Across the data below, how many lines hold "chart"? Answer with that number and nothing else.

# # #

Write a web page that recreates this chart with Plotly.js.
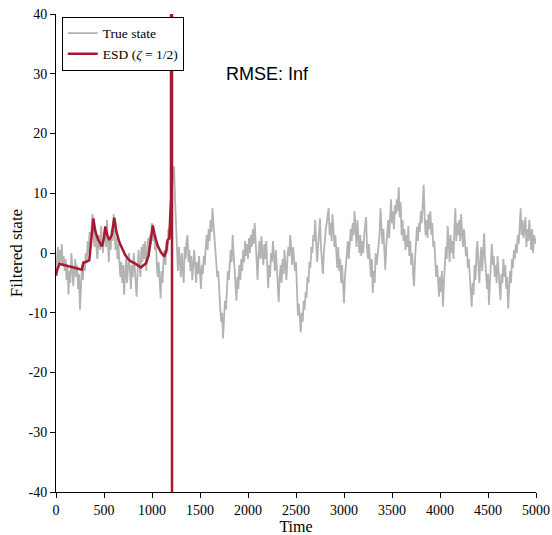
<!DOCTYPE html>
<html>
<head>
<meta charset="utf-8">
<script src="https://cdn.plot.ly/plotly-3.0.1.min.js"></script>
<style>html,body{margin:0;padding:0;background:#fff;}#chart{width:552px;height:535px;}</style>
</head>
<body>
<div id="chart"></div>
<script>
// Sampling interval of the true-state series (time units between stored samples)
const trueStep = 10;
// True state, every 10 time units (t = 0 ... 5000), one row per 100 time units
const trueState = [
  -3.5, -1, 1, -2, 0.5, -1.5, 1.5, -2, -0.5, -3,
  -1, -4.5, -2, -7, -3, -5, 0, -2.5, -5.5, -3,
  -1, -4, -2, -6, -3.5, -9.5, -5, -2, -4.5, -1.5,
  -3, 0, -1.5, 2, 0, 3.5, 1.5, 4, 6.5, 3,
  1, 4, 2, -1, 1.5, 3, 0.5, 4.5, 2, 0,
  3, 4.5, 1, 5.5, 2, -1.5, 2.5, 0.5, 4, 2,
  6.5, 3, 0.5, 2.5, -1, 1.5, -2, -4, -1.5, -5,
  -2, -7, -3.5, -1, -5, -2, 0, -3, -6, -2,
  -4, 0, -2.5, -5, -7.3, -3, 0.5, -2, -4, 1,
  -1.5, 1.5, -1, 2, -3, 0, 2.5, 0.5, 3, 1.5,
  5, 2, 4, 0.5, 3, -2, -4, -1.5, -5, -7.6,
  -3, -5, -1, 0.5, -2, 2, 0, 4, 3, 7,
  8, 11, 13, 14.5, 9, 4, -1, -3, 1, -1,
  -4, 0, -2, -5, 1, -1, 2, 3, -1.5, 0.5,
  -3, -0.5, -4.5, -1, 0.5, -2, -5, -1.5, -3.5, -0.5,
  -4, -6, -2, -3.5, -0.5, -2, 1, 3, 0.5, 4,
  2, 5.5, 3.5, 7.5, 5, 3, 1, -1.5, -4, -3,
  -7, -9, -11.5, -10, -14.3, -12, -8, -9.5, -5, -3,
  -4.5, -1, 0.5, -1.5, 3, 0, -2.5, -5, -8, -4,
  -6, -2, -4.5, -1, -3, 0.5, -1.5, 2, -0.5, 1.5,
  -1, 2.5, 0, 3, 1, 4, 1.5, 5, 2, -1,
  -4.5, 0, 2, -1, 2.8, 0, -2, 1.5, -1, 2,
  -3, -5.9, -2, -4, 0, -1.5, 2, -0.5, -3, 0.5,
  -2, -5.5, -8.2, -4, -2, -5, -1, -3.5, 0.5, -2,
  -4.5, -1, 1, -0.5, 3, 0.5, -2, 1, -1.5, -3,
  -1.5, -5, -10.5, -8.5, -12, -13.3, -10, -11.5, -8, -9.5,
  -6.5, -7.5, -4, -5, -1.5, -2.5, 1, 0, 3, 2,
  5.5, 2, -1.5, 1, 4, 5.8, 1, -1, -3.5, 0,
  2.5, 4, 5, 6, 7.5, 3, 5, 2, 6.5, 4,
  1, 3, -1, -2.5, 1, -3, -1, -5, -2, -6,
  -8.4, -4, -2, 0.5, 2, -1, 1.5, 4, 2, 5,
  3, 7, 4, 1, 5.5, 2, 0, 3, -0.5, 2,
  0, 3, 4.5, 6, 1, -1, 1.5, -2.5, -4, -1,
  -6.7, -3, -5, 0, -2, -0.5, 1, 3, 7.5, 4,
  1.5, 4, 0, -2.8, 1, 3, 5.5, 2.5, 6, 9,
  5, 7, 4, 8, 6.5, 9, 7, 11, 6, 8.5,
  3, 5.5, 2, 4, 0.5, 3, 1, 4.5, -0.5, 2,
  -2, 0, -3.5, -5.6, -1, 1.5, 4.4, 2, 5, 3.5,
  7, 5, 9, 11.4, 6, 3, 5.5, 2.5, 6.5, 4,
  7, 3, 5, 1, 2, -1, -4, -2, -6, -7.3,
  -4, -6.5, -3, -9, -5.5, -2, 1, -1, 4.5, 2,
  -1.5, 3, 0, 2, -1, 4, 7.5, 2, 5, 3,
  5.5, 2, 6.5, 3.5, 1, 4, 2, -0.5, 1, -2.5,
  -1, -4, -6.5, -9, -5, -7, -2, -4.5, 0, 2,
  -2, -5, -1, 1, -3, 0.5, 3.3, -1, -4, -6,
  -3.5, -8.7, -5, -1, 1.5, -2, -0.5, -4, -2, -5,
  -0.5, -3, -5.5, -7.9, -3.5, -5, -1, -4, -2, -6,
  -4, -9.3, -6, -3, -5, -1, -2.5, 0.5, -1, 1.5,
  0, 3, 1.5, 5, 7.5, 3, 5.5, 2.5, 5, 6,
  1, 4, 2, 5.5, 3, 0.5, 4, 0, 3, 2,
  1.5
];
// ESD filter estimate (diverges to infinity just after t = 1200)
const esdTime = [0, 10, 35, 80, 130, 180, 230, 270, 285, 312, 347, 365, 389, 410, 440, 479, 500, 514, 535, 556, 580, 607, 630, 660, 690, 720, 750, 780, 816, 850, 885, 915, 938, 965, 990, 1008, 1030, 1060, 1090, 1128, 1150, 1163, 1180, 1198, 1208, 1208.5];
const esdValue = [-3.8, -3.0, -1.8, -2.0, -2.2, -2.4, -2.6, -2.8, -1.6, -1.5, -1.2, 1.5, 5.8, 3.6, 2.2, 1.1, 2.6, 4.4, 2.9, 2.2, 3.0, 5.9, 3.5, 1.8, 0.6, -0.3, -1.0, -1.4, -1.7, -2.0, -2.4, -2.0, -1.7, -0.4, 3.0, 4.6, 2.8, 1.2, 0.2, -0.6, 0.5, 2.2, 2.4, 9.2, 1e4, -1e4];
const xTicks = [0, 500, 1000, 1500, 2000, 2500, 3000, 3500, 4000, 4500, 5000];
const xTickText = ['0', '500', '1000', '1500', '2000', '2500', '3000', '3500', '4000', '4500', '5000'];
const yTicks = [-40, -30, -20, -10, 0, 10, 20, 30, 40];
const yTickText = ['-40', '-30', '-20', '-10', '0', '10', '20', '30', '40'];
const seriesNames = ['True state', 'ESD (<i>ζ</i> = 1/2)'];
const rmseLabel = 'RMSE: Inf';

const trueTime = trueState.map((_, i) => i * trueStep);
const serif = 'Liberation Serif, Times New Roman, serif';

const traces = [
  {x: trueTime, y: trueState, type: 'scatter', mode: 'lines', name: seriesNames[0],
   line: {color: '#b3b3b3', width: 1.8}},
  {x: esdTime, y: esdValue, type: 'scatter', mode: 'lines', name: seriesNames[1],
   line: {color: '#a6192e', width: 2.5}}
];

const axisCommon = {
  showline: true, linecolor: '#000', linewidth: 1, ticks: 'outside', ticklen: 5,
  tickcolor: '#000', tickwidth: 1, showgrid: false, zeroline: false, mirror: false,
  tickfont: {family: serif, size: 14, color: '#000'}
};

const layout = {
  width: 552, height: 535,
  margin: {l: 56, r: 16, t: 14, b: 43},
  paper_bgcolor: '#fff', plot_bgcolor: '#fff',
  showlegend: true,
  xaxis: Object.assign({}, axisCommon, {
    range: [0, 5000], tickmode: 'array', tickvals: xTicks, ticktext: xTickText,
    title: {text: 'Time', font: {family: serif, size: 16, color: '#000'}, standoff: 4}
  }),
  yaxis: Object.assign({}, axisCommon, {
    range: [-40, 40], tickmode: 'array', tickvals: yTicks, ticktext: yTickText,
    title: {text: 'Filtered state', font: {family: serif, size: 17, color: '#000'}, standoff: 1}
  }),
  legend: {
    x: 0.012, y: 0.994, xanchor: 'left', yanchor: 'top',
    bgcolor: '#fff', bordercolor: '#000', borderwidth: 1,
    font: {family: serif, size: 13.5, color: '#000'},
    tracegroupgap: 0
  },
  annotations: [{
    x: 2198, y: 30, xref: 'x', yref: 'y', text: rmseLabel, showarrow: false,
    font: {family: 'Liberation Sans, Arial, sans-serif', size: 18, color: '#000'}
  }]
};

Plotly.newPlot('chart', traces, layout, {staticPlot: true, displayModeBar: false});
</script>
</body>
</html>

# # #

• _Output below_: 4